Torniamo al titolo, alla dicitura «Avanguardia italiana tra Biennali e Quadriennali». Presto spiegato: tutte le opere in mostra, una trentina fra pitture e sculture, sono state esposte, con un paio di eccezioni, nelle più prestigiose manifestazioni d’arte dell’epoca, le Biennali Internazionali di Venezia (1926-1942) e le Quadriennali Nazionali di Roma (1931-1943). Benzi rivela l’incredibile quantità di falsi oggi in circolazione e dichiara, «scegliendo solo opere documentate ne garantiamo l’originalità».
Il periodo
La rassegna si concentra sull’ultimo grande capitolo, a cavallo degli anni ’30
Di aeropittura si parlava già negli anni Venti, ma è solo nel ’29, dopo lunga gestazione, che compare il primo Manifesto dell’Aeropittura futurista, con le firme di Marinetti, Balla, Depero, Prampolini, Dottori, Benedetta Cappa, Fillia, Tato, Somenzi – arriveranno altri manifesti in cui i singoli artisti precisano, specificano, delineano punti.

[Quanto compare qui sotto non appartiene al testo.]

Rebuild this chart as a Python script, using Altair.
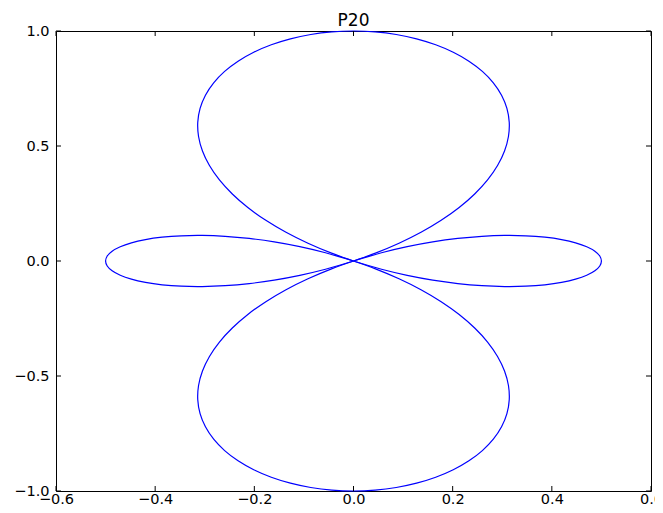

Se a infiammare i futuristi erano stati, in precedenza, la macchina e la meccanica, ora l’entusiasmo è per il volo e la velocità, «l’aereo diventa metafora della potenza meccanica che ha realizzato il sogno più antico dell’uomo: volare».
La mostra di Bottegantica offre una panoramica completa della comunità dell’aeropittura: le opere più fotografiche di Bruno Tato, Tullio Crali, Enrico Prampolini (il caposcuola), le più astratte di Mario Lepore, le più spirituali di Benedetta Cappa Marinetti. L’attacco è con Derivazione plastica da Bottiglie, Bicchiere, Ambiente (1925) di Ivo Panneggi, rilievo in pietra ancora ispirato alla meccanica, perfetto come assist per introdurre la nuova ricerca. Sfilano Scivolatore in volo (1935) di Ivanhoe Gambini, la velocità dello sciatore resa dalla scomposizione della figura; Monte Tabor (1936-39) di Benedetta Cappa Marinetti, gioco di sovrapposizioni di semicerchi e colori a costruire l’immagine della montagna; le sculture Aeroritratto n.2 (1942) di Wladimiro Tulli, in alluminio, e La vittoria dell’aria (1931) di Thayat (Ernesto Michahelles), rilettura della Nike di Samotracia.
Nella sala successiva, l’iconico e bellissimo Ritratto psicologico dell’aviatore Azari di Fortunato Depero (vero anticipatore, è del 1922); Virata sull’arena di Verona (1932) di Alfredo G. Ambrosi, con il focus sul teatro e il paesaggio intorno sfumato, come si percepisce dall’alto. E proseguendo, Aerocaccia (1936) di Tullio Crali, con le due possibili letture, paesaggio capovolto o rovesciamento del piano per la picchiata del pilota; Pioggia e sole (1934) di Alessandro Bruschetti, paesaggio umbro attraversato da coni di luce; il tocco di sacro in L’eternità (1934) di Fillia (Luigi Colombo), Maternità cosmica (1930) di Enrico Prampolini, definito dalla critica «capolavoro di realismo astratto», fino alla parete finale delle tele celebrative della guerra d’Africa.